Die Dokumentation begibt sich nun runter von der Straße und rein in die Gebäude der Stadt. Menschen gehen ihren Berufen nach. Ob Bergbau oder Fabrikarbeit, Camera Obscura weiß die Klangkulisse der damaligen Welt wieder aufleben zu lassen. Ein Pferd, das unter Tage die Wägen zieht, findet sich im Rhythmus auftretender Hufe wieder. Der Rhythmus, in welchem ein Mann mit einer Spitzhacke Steine aus der Wand schlägt, findet sich akustisch in einem hohen Klopfen unter den Sounds der Gitarren. Das Klopfen folgt einer klaren Frequenz. Es geht über in ein mechanisches Klicken, welches nicht durch eine Änderung des Tones oder Instruments hervorgerufen wird, sondern anhand des filmischen Ortwechsels vom Bergbau in eine Fabrik. Der Klang untermalt die permanente Bewegung der Maschinen. Ein an klischeehafte Roboterstimmen erinnernder Sound kommentiert die Arbeit am Fließband und thematisiert eine Entmenschlichung der Arbeiter*innen zum Teil der Maschine.
Auch dem Leben an sich widmet der Film Aufmerksamkeit.
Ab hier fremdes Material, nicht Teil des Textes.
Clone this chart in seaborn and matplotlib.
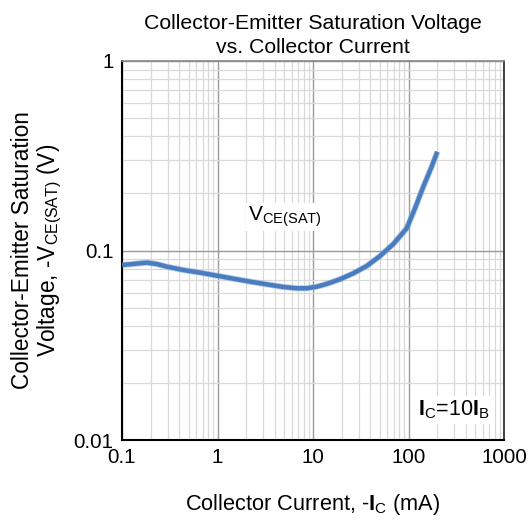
import matplotlib
matplotlib.use("Agg")
import matplotlib.pyplot as plt
import matplotlib.ticker as mticker
import numpy as np
import pandas as pd
import seaborn as sns

# Data
collector_current_ma = [0.1008, 0.1315, 0.1813, 0.2307, 0.2935, 0.4386, 0.6557, 0.980, 1.465,
                        2.189, 3.273, 4.891, 6.745, 8.585, 10.92, 13.9, 19.17, 26.45, 36.48,
                        50.3, 69.4, 95.7, 117.0, 143.0, 174.8, 200.4]
vce_sat_v = [0.0839, 0.0849, 0.0863, 0.0849, 0.0822, 0.0789, 0.0764, 0.0737, 0.0710,
             0.0685, 0.0663, 0.0642, 0.0632, 0.0632, 0.0644, 0.0666, 0.0705, 0.0758, 0.0828,
             0.0935, 0.1082, 0.1309, 0.167, 0.2172, 0.277, 0.332]

x_ticks = [0.1, 1, 10, 100, 1000]
x_tick_labels = ["0.1", "1", "10", "100", "1000"]
y_ticks = [0.01, 0.1, 1]
y_tick_labels = ["0.01", "0.1", "1"]

sns.set_style("white")
plt.rcParams["font.family"] = ["Liberation Sans", "DejaVu Sans"]
plt.rcParams["mathtext.fontset"] = "custom"
plt.rcParams["mathtext.rm"] = "Liberation Sans"
plt.rcParams["mathtext.it"] = "Liberation Sans"
plt.rcParams["mathtext.bf"] = "Liberation Sans:bold"
plt.rcParams["text.color"] = "black"
plt.rcParams["axes.labelcolor"] = "black"

df = pd.DataFrame({"Ic": collector_current_ma, "Vce": vce_sat_v})

fig = plt.figure(figsize=(5.29, 5.25), dpi=100)
ax = fig.add_axes([122 / 529, 1 - 440 / 525, (504 - 122) / 529, (440 - 61) / 525])

sns.lineplot(data=df, x="Ic", y="Vce", ax=ax, color="#8fb0dc", linewidth=4.4,
             solid_capstyle="butt", zorder=3, alpha=0.6)
sns.lineplot(data=df, x="Ic", y="Vce", ax=ax, color="#4a7cc0", linewidth=3.2,
             solid_capstyle="butt", zorder=3)

ax.set_xscale("log")
ax.set_yscale("log")
ax.set_xlim(0.1, 1000)
ax.set_ylim(0.01, 1)

ax.set_xticks(x_ticks)
ax.set_xticklabels(x_tick_labels)
ax.set_yticks(y_ticks)
ax.set_yticklabels(y_tick_labels)
ax.xaxis.set_minor_locator(mticker.LogLocator(base=10, subs=np.arange(2, 10)))
ax.yaxis.set_minor_locator(mticker.LogLocator(base=10, subs=np.arange(2, 10)))
ax.xaxis.set_minor_formatter(mticker.NullFormatter())
ax.yaxis.set_minor_formatter(mticker.NullFormatter())
ax.tick_params(which="both", length=0, labelsize=14.8, colors="black", pad=6)

ax.grid(which="major", color="#9a9a9a", linewidth=1.0, zorder=0)
ax.grid(which="minor", color="#d9d9d9", linewidth=0.9, zorder=0)
ax.set_axisbelow(True)

for side in ["left", "bottom"]:
    ax.spines[side].set_color("black")
    ax.spines[side].set_linewidth(1.5)
ax.spines["top"].set_color("#888888")
ax.spines["top"].set_linewidth(1.2)
ax.spines["right"].set_color("#333333")
ax.spines["right"].set_linewidth(1.3)

ax.set_title("Collector-Emitter Saturation Voltage\nvs. Collector Current",
             fontsize=15.3, pad=6, linespacing=1.3, color="black")
ax.set_xlabel(r"Collector Current, -$\mathbf{I}_\mathrm{C}$ (mA)", fontsize=15.7, labelpad=18)
ax.set_ylabel("Collector-Emitter Saturation\n" + r"Voltage, -V$_\mathrm{CE(SAT)}$ (V)",
              fontsize=16.3, labelpad=7, linespacing=1.1)

ax.text(2.08, 0.150, r"V$_\mathrm{CE(SAT)}$", fontsize=15, ha="left", va="center",
        bbox=dict(facecolor="white", edgecolor="none", pad=1.5), zorder=4)
ax.text(125, 0.0144, r"$\mathbf{I}_\mathrm{C}$=10$\mathbf{I}_\mathrm{B}$", fontsize=15.5,
        ha="left", va="center",
        bbox=dict(facecolor="white", edgecolor="none", pad=2), zorder=4)

fig.savefig("out.png", dpi=100)
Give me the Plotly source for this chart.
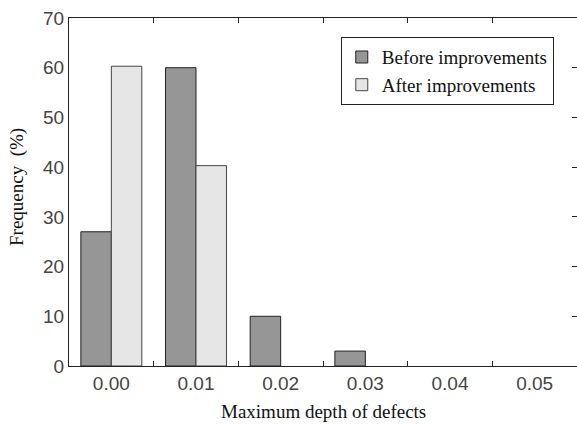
import plotly.graph_objects as go

categories = ["0.00", "0.01", "0.02", "0.03", "0.04", "0.05"]
before = [27, 60, 10, 3, 0, 0]
after = [60.3, 40.3, 0, 0, 0, 0]
y_ticks = [0, 10, 20, 30, 40, 50, 60, 70]

xpos = list(range(len(categories)))
boundaries = [i + 0.5 for i in xpos]

serif = "Liberation Serif"
sans = "Liberation Sans"


def edge_widths(vals, w=1):
    return [w if v else 0 for v in vals]


fig = go.Figure()
fig.add_trace(go.Bar(x=xpos, y=before, name="Before improvements",
                     marker=dict(color="#969696",
                                 line=dict(color="#222222", width=edge_widths(before)))))
fig.add_trace(go.Bar(x=xpos, y=after, name="After improvements",
                     marker=dict(color="#e6e6e6",
                                 line=dict(color="#444444", width=edge_widths(after)))))
# invisible trace to activate secondary axes
fig.add_trace(go.Scatter(x=[xpos[0]], y=[0], xaxis="x2", yaxis="y2", mode="markers",
                         marker=dict(opacity=0), showlegend=False, hoverinfo="skip"))

fig.update_layout(
    width=577, height=425,
    margin=dict(l=69, r=0, t=18, b=59, autoexpand=False),
    paper_bgcolor="white", plot_bgcolor="white",
    barmode="group", bargap=0.28, bargroupgap=0,
    showlegend=True,
    legend=dict(x=0.535, y=0.945, xanchor="left", yanchor="top",
                bordercolor="#222222", borderwidth=1,
                font=dict(family=serif, size=19, color="#111111"),
                bgcolor="white", tracegroupgap=0),
    xaxis=dict(range=[-0.5, 5.5], tickvals=xpos, ticktext=categories, automargin=False,
               showline=True, linecolor="#222222", linewidth=1, mirror=True,
               ticks="", showgrid=False, zeroline=False,
               tickfont=dict(family=sans, size=19, color="#444444")),
    xaxis2=dict(range=[-0.5, 5.5], overlaying="x", anchor="y", tickvals=boundaries,
                automargin=False,
                showticklabels=False, ticks="inside", ticklen=5, tickcolor="#222222",
                showline=True, linecolor="#222222", mirror="ticks",
                showgrid=False, zeroline=False),
    yaxis=dict(range=[0, 70], tickvals=y_ticks, showline=True, linecolor="#222222",
               linewidth=1, ticks="", showgrid=False, zeroline=False, automargin=False,
               tickfont=dict(family=sans, size=19, color="#444444")),
    yaxis2=dict(range=[0, 70], overlaying="y", side="right", anchor="x", tickvals=y_ticks[1:-1],
                automargin=False,
                showticklabels=False, ticks="inside", ticklen=5, tickcolor="#222222",
                showline=False, showgrid=False, zeroline=False),
    annotations=[
        dict(text="Maximum depth of defects", xref="paper", yref="paper",
             x=0.5, y=0, yshift=-45, xanchor="center", yanchor="middle", showarrow=False,
             font=dict(family=serif, size=19, color="#111111")),
        dict(text="Frequency  (%)", xref="paper", yref="paper", textangle=-90,
             x=0, xshift=-52, y=0.5, yshift=5, xanchor="center", yanchor="middle",
             showarrow=False, font=dict(family=serif, size=19, color="#111111")),
    ],
)

fig.write_html("out.html", config={"displayModeBar": False},
               post_script="document.body.style.margin='0px';document.body.style.overflow='hidden';")
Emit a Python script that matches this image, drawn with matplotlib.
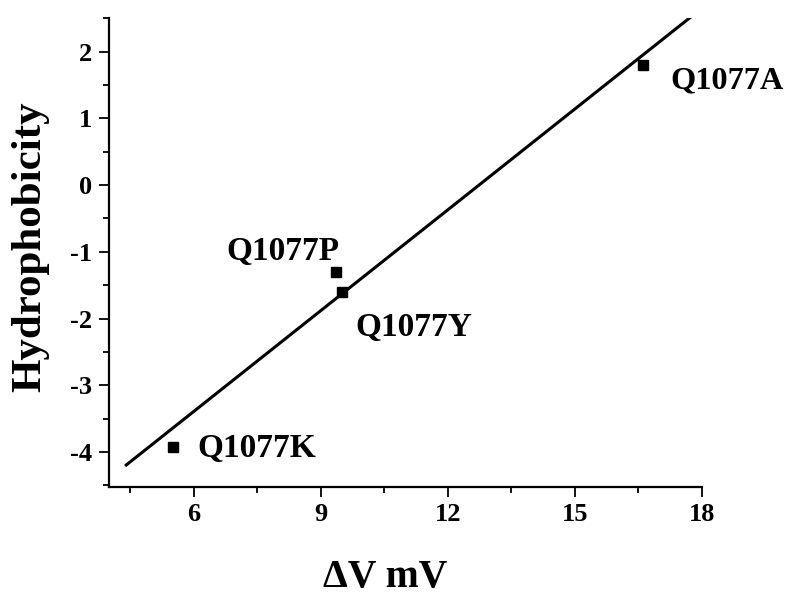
import numpy as np
import matplotlib
matplotlib.use("Agg")
import matplotlib.pyplot as plt
from matplotlib.ticker import MultipleLocator

# Data
labels = ["Q1077K", "Q1077P", "Q1077Y", "Q1077A"]
dv = [5.5, 9.37, 9.5, 16.6]
hydro = [-3.92, -1.3, -1.6, 1.8]
xticks = [6, 9, 12, 15, 18]
yticks = [-4, -3, -2, -1, 0, 1, 2]

plt.rcParams['font.family'] = ['Liberation Serif', 'DejaVu Serif']
plt.rcParams['font.weight'] = 'bold'
plt.rcParams['axes.unicode_minus'] = False

fig = plt.figure(figsize=(7.87, 5.95), dpi=100)
ax = fig.add_axes([109/787, 1-486.7/595, (702-109)/787, (486.7-18)/595])

# linear fit
slope, icpt = np.polyfit(dv, hydro, 1)
xf = np.array([4.38, 18.0])
ax.plot(xf, slope*xf + icpt, color='black', lw=2.2, solid_capstyle='butt')

ax.plot(dv, hydro, 's', color='black', ms=6.5, ls='none')

# annotations: (dx px, dy px, ha)
offs = {
    "Q1077K": (25, -10.3, 'left'),
    "Q1077P": (3.3, 12, 'right'),
    "Q1077Y": (13, -43.7, 'left'),
    "Q1077A": (28, -23, 'left'),
}
for lab, x, y in zip(labels, dv, hydro):
    dx, dy, ha = offs[lab]
    fs = 23.3 if lab == "Q1077A" else 24
    ax.annotate(lab, (x, y), xytext=(dx*0.72, dy*0.72), textcoords='offset points',
                ha=ha, va='baseline', fontsize=fs, fontweight='bold')

ax.set_xlim(4, 18)
ax.set_ylim(-4.52, 2.505)
ax.set_xticks(xticks)
ax.set_yticks(yticks)
ax.xaxis.set_minor_locator(MultipleLocator(1.5))
ax.yaxis.set_minor_locator(MultipleLocator(0.5))

for s in ['top', 'right']:
    ax.spines[s].set_visible(False)
for s in ['left', 'bottom']:
    ax.spines[s].set_linewidth(1.6)

ax.tick_params(which='major', length=7, width=1.3, labelsize=19, pad=5)
ax.tick_params(which='minor', length=4.5, width=1.3)
for t in ax.get_xticklabels() + ax.get_yticklabels():
    t.set_fontweight('bold')

fig.text(385/787, 1-577/595, 'ΔV mV', ha='center', va='center', fontsize=28.5, fontweight='bold')
fig.text(30/787, 1-247/595, 'Hydrophobicity', ha='center', va='center', rotation=90,
         fontsize=31, fontweight='bold')

fig.savefig('out.png', dpi=100)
Geburt, Hochzeit, Tod. Gebannt schaut das Publikum auf die Leinwand. Im Hintergrund klingt ein Ticken, wie eine Uhr, bloß schneller, parallel zum schnell abgebildeten Lauf des Lebens. Hobbys und Freizeitbeschäftigungen folgen. Fokus: Sport. Tamara Keitel, welche in der Musik stichwortartige Gesangseinlagen hat, atmet geräuschvoll im Takt in ihr Mikrofon. Durch die rhythmisierte Ausatmung und ihre in dem Moment schlaffe Körperhaltung, wirken Kugelstoßen, Hürdenlauf und Hochsprung anstrengend. Sie beginnt, Spannung aufzubauen in Körper und Atmung, was dem Sport im Film einen Leistungsgedanken gibt, unterstützt durch jubelnde Menschen und Ehrgeiz, welche der Film abbildet.
Die Musik und der Film bilden an diesem Abend eine bereichernde Symbiose. Das Leben nimmt trotz Höhen und Tiefen seinen Lauf, genau wie die Musik – auf Pausen folgen immer wieder neue Töne. Der einzelne Mensch ist einer von vielen – jeder Ton ein Beitrag zum Gesamtwerk. Die Töne der Band greifen ineinander wie die Leben der Menschen und sie bilden einen Soundteppich, einen Lebensteppich.